Dataset entries:
------------------------------------------------------------

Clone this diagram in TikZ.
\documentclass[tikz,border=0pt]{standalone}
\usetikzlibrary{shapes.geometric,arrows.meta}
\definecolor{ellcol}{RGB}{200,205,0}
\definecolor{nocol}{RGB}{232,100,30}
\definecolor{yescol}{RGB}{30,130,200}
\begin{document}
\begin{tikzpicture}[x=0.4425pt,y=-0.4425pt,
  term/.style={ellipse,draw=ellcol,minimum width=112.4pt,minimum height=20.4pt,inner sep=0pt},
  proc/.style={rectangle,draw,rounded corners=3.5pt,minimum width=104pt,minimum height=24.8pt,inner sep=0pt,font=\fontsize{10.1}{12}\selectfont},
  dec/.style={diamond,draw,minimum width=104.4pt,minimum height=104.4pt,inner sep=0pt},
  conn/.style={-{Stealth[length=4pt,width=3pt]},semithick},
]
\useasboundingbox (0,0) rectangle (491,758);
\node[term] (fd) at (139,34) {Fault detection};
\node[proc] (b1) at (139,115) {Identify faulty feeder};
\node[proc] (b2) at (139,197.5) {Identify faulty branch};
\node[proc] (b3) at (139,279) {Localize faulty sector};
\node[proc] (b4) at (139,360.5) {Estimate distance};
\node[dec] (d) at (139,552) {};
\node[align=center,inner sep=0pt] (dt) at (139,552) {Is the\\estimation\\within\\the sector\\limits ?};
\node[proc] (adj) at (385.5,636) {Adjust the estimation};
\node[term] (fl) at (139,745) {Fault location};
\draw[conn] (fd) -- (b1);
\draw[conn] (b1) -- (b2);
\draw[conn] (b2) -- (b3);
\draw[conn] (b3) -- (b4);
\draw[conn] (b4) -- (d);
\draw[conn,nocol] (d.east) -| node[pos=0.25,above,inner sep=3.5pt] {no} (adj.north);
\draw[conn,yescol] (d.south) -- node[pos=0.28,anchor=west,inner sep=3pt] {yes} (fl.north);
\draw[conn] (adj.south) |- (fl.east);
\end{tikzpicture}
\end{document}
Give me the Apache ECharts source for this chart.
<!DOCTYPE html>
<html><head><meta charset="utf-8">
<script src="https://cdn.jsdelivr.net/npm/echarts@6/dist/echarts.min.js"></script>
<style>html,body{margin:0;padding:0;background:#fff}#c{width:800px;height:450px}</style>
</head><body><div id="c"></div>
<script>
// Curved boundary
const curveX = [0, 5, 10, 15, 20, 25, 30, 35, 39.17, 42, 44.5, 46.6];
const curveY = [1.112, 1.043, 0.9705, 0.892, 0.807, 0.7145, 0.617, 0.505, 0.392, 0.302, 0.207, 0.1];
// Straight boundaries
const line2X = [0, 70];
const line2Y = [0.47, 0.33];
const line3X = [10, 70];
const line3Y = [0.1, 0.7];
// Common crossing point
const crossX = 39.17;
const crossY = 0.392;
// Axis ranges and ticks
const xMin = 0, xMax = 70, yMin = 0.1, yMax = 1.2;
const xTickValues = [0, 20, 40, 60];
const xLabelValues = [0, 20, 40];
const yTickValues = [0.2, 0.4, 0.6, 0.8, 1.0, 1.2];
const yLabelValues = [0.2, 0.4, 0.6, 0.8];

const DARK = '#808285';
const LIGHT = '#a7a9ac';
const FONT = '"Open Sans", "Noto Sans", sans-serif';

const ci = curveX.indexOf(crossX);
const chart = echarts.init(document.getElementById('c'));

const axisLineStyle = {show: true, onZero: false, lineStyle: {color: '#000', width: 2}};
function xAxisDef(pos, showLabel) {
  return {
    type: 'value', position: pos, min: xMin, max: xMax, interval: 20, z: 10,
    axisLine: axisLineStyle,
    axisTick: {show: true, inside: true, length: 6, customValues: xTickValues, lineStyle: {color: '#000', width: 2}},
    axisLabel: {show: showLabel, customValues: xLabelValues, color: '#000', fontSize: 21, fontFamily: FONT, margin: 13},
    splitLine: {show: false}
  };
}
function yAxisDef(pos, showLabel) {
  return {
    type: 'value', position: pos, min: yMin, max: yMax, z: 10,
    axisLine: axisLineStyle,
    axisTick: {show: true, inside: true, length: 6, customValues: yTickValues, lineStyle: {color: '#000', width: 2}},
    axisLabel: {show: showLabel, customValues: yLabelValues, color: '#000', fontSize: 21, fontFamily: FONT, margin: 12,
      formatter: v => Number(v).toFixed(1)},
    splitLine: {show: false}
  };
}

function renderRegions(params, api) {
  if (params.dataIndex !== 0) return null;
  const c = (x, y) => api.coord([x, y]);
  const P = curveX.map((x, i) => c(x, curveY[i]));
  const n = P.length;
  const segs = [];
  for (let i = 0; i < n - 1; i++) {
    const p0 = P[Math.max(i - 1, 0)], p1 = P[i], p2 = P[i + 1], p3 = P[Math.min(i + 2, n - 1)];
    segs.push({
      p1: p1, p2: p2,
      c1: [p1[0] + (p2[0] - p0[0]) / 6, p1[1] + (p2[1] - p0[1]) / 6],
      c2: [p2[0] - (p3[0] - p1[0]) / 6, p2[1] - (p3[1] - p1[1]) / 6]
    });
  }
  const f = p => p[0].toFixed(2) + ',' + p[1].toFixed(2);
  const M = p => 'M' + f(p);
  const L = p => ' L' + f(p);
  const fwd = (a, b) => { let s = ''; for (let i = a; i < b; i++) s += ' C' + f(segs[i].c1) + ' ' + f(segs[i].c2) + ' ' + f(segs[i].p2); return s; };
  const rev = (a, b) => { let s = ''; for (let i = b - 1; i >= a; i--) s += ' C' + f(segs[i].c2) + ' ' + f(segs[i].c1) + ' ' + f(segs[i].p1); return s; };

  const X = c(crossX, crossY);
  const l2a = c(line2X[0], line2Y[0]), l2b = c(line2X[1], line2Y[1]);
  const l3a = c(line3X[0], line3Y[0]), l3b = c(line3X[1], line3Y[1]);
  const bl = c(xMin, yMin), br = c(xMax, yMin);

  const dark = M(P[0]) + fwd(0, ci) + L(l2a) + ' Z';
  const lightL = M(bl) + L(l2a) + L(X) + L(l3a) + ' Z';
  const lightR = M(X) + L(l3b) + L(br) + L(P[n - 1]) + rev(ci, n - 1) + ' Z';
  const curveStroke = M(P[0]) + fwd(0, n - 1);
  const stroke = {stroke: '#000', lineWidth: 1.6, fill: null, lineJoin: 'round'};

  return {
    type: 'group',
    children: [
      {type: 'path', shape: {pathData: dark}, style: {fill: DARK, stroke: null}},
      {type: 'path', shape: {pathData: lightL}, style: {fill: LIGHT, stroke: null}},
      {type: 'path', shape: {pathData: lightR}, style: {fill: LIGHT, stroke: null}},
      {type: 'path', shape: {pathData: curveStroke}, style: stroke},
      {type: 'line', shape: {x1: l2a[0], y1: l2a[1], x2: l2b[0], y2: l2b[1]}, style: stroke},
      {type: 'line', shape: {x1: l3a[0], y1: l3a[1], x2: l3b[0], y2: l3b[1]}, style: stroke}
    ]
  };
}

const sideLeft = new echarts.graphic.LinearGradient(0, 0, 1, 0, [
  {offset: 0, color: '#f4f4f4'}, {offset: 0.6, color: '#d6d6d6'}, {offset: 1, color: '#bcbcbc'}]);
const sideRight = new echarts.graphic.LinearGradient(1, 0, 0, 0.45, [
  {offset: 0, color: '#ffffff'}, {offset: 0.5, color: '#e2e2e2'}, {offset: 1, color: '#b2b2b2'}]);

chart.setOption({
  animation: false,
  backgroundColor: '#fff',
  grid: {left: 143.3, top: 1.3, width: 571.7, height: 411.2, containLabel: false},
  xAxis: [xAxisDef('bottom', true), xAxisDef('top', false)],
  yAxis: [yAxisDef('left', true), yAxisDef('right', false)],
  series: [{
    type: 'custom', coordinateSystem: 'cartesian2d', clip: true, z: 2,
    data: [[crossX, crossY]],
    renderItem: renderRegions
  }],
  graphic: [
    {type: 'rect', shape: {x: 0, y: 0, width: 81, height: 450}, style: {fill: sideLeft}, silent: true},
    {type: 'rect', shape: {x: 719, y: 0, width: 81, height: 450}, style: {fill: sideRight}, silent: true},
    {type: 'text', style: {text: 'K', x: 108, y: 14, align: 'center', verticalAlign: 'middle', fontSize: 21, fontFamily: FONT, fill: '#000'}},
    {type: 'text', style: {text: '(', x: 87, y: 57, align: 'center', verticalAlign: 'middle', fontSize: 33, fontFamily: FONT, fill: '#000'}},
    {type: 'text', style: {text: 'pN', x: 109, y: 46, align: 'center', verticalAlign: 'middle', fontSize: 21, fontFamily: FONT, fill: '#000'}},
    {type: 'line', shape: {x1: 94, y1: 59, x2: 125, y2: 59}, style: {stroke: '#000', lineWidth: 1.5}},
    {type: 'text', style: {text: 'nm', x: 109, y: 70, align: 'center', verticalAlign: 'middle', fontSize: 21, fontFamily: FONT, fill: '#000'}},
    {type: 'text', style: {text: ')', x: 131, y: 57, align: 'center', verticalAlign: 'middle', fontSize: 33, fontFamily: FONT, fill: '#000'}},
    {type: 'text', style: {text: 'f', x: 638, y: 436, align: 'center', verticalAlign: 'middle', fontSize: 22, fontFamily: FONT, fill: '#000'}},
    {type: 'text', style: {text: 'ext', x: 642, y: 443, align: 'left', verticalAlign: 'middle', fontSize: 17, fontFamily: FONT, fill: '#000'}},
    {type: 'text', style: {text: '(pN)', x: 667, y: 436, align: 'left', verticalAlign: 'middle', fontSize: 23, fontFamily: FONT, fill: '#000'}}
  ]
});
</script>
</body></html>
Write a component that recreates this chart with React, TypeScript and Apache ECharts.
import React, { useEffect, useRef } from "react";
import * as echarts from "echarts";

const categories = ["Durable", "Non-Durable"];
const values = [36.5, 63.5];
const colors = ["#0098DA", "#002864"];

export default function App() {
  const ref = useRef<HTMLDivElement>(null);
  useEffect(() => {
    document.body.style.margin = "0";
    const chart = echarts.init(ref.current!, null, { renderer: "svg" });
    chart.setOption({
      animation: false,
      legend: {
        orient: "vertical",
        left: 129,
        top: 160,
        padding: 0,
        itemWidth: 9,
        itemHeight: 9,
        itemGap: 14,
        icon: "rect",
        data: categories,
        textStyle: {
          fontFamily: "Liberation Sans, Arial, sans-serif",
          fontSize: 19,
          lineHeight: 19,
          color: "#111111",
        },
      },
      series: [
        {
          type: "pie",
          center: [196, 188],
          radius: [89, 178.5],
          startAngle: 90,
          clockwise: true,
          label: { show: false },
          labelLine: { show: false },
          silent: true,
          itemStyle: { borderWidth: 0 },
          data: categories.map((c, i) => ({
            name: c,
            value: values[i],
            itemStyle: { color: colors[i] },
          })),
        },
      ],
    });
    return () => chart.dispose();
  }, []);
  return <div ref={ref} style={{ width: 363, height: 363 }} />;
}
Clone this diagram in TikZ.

------------------------------------------------------------

→ **WORK TO BE COMPLETED**:
Output exactly the lines of the material above from the one containing "Give me the" up to and including the one containing "const chart = echarts.init(document.getElementById('c'));".

→ **REPLY TO THE EXERCISE**:
Give me the Apache ECharts source for this chart.
<!DOCTYPE html>
<html><head><meta charset="utf-8">
<script src="https://cdn.jsdelivr.net/npm/echarts@6/dist/echarts.min.js"></script>
<style>html,body{margin:0;padding:0;background:#fff}#c{width:800px;height:450px}</style>
</head><body><div id="c"></div>
<script>
// Curved boundary
const curveX = [0, 5, 10, 15, 20, 25, 30, 35, 39.17, 42, 44.5, 46.6];
const curveY = [1.112, 1.043, 0.9705, 0.892, 0.807, 0.7145, 0.617, 0.505, 0.392, 0.302, 0.207, 0.1];
// Straight boundaries
const line2X = [0, 70];
const line2Y = [0.47, 0.33];
const line3X = [10, 70];
const line3Y = [0.1, 0.7];
// Common crossing point
const crossX = 39.17;
const crossY = 0.392;
// Axis ranges and ticks
const xMin = 0, xMax = 70, yMin = 0.1, yMax = 1.2;
const xTickValues = [0, 20, 40, 60];
const xLabelValues = [0, 20, 40];
const yTickValues = [0.2, 0.4, 0.6, 0.8, 1.0, 1.2];
const yLabelValues = [0.2, 0.4, 0.6, 0.8];

const DARK = '#808285';
const LIGHT = '#a7a9ac';
const FONT = '"Open Sans", "Noto Sans", sans-serif';

const ci = curveX.indexOf(crossX);
const chart = echarts.init(document.getElementById('c'));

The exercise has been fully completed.